The reason to be explicit about things (or perhaps a better way to put it is having redundancy), is that it allows the compiler to check multiple things that have to align. In a sense, this is like “checks and balances”. For example, it’s impossible to communicate intent with only a single action. People usually communicate intent by verballing stating intent along with an action that likely aligns with the statement.
That said, if everything in Rust (or life) required an explicit statement of intent with every action, things would be unmanageable. Requiring explicitness is beneficial when the cost of doing so is low and the benefit of verifying the intent is high. Function signatures is a perfect example of this (at least for functions which are not trying to do lots of metaprogramming).
An interesting side effect of requiring multiple matching data points in a language is that when they don’t match, error messages end up teaching people about the requirements of the language.

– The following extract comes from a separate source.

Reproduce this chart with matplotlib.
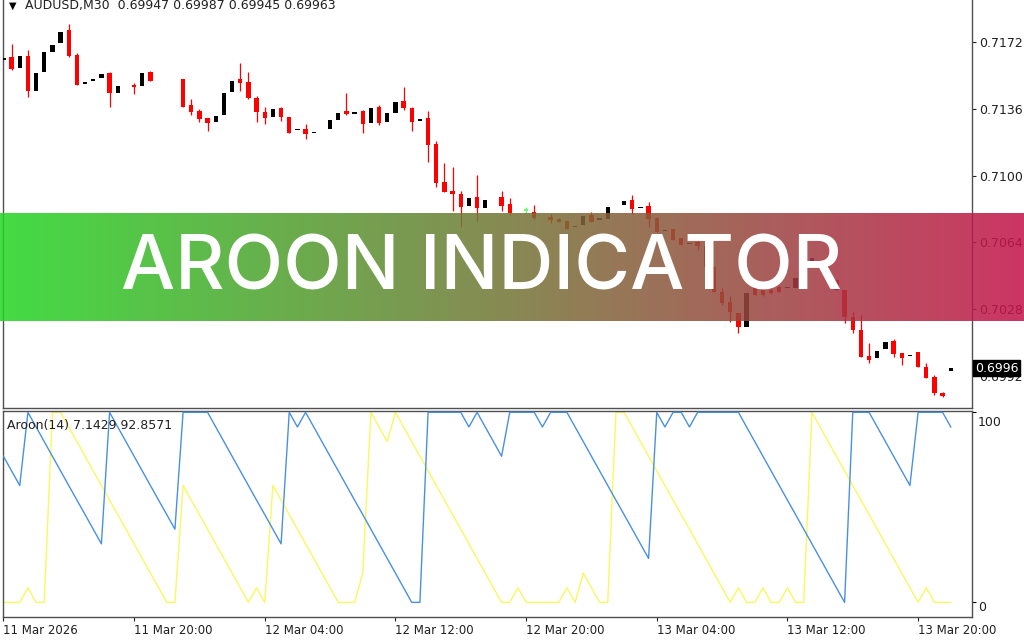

One place that I think rust gets the tradeoff right is with lifetime elision. This is mostly because the compiler can verify that the code inside the function actually obeys the assumed intent. Therefore, the common cases are handled while complex situations end up resulting in errors when the behavior of the code implementing the function don’t match it’s assumed lifetimes. Note, the interesting thing here is that the reason I think it works well is that the compiler can rely on the function body to know when the user’s intent and the assumed intent based on the elision rules mismatch. Without that, I don’t think it would work as well.
One place I think rust gets the tradeoff wrong is with derefs and all of the various rules, which I still don’t understand, in part, because the compiler always does it and therefore, I can’t learn via getting it wrong. I remember Niko mentioning this as a ‘success’ because before, he just typed *s between the & and the expression. Unfortunately, the part that is missing now is that users never have to learn when derefs are required and therefore, adding *s never transitions from a learning experience to a chore, the learning part just never happens. Perhaps if I understood the rules, I’d think that autoderef was awesome, but unfortunately, I don’t know how I’d learn the rules without Niko (or some other ‘old-timer’) writing a blog post or reading the compiler source code.
In conclusion, just because you have to type seemingly redundant information doesn’t mean that doing so is useless. And just because errors are annoying, doesn’t mean that they don’t provide value to users.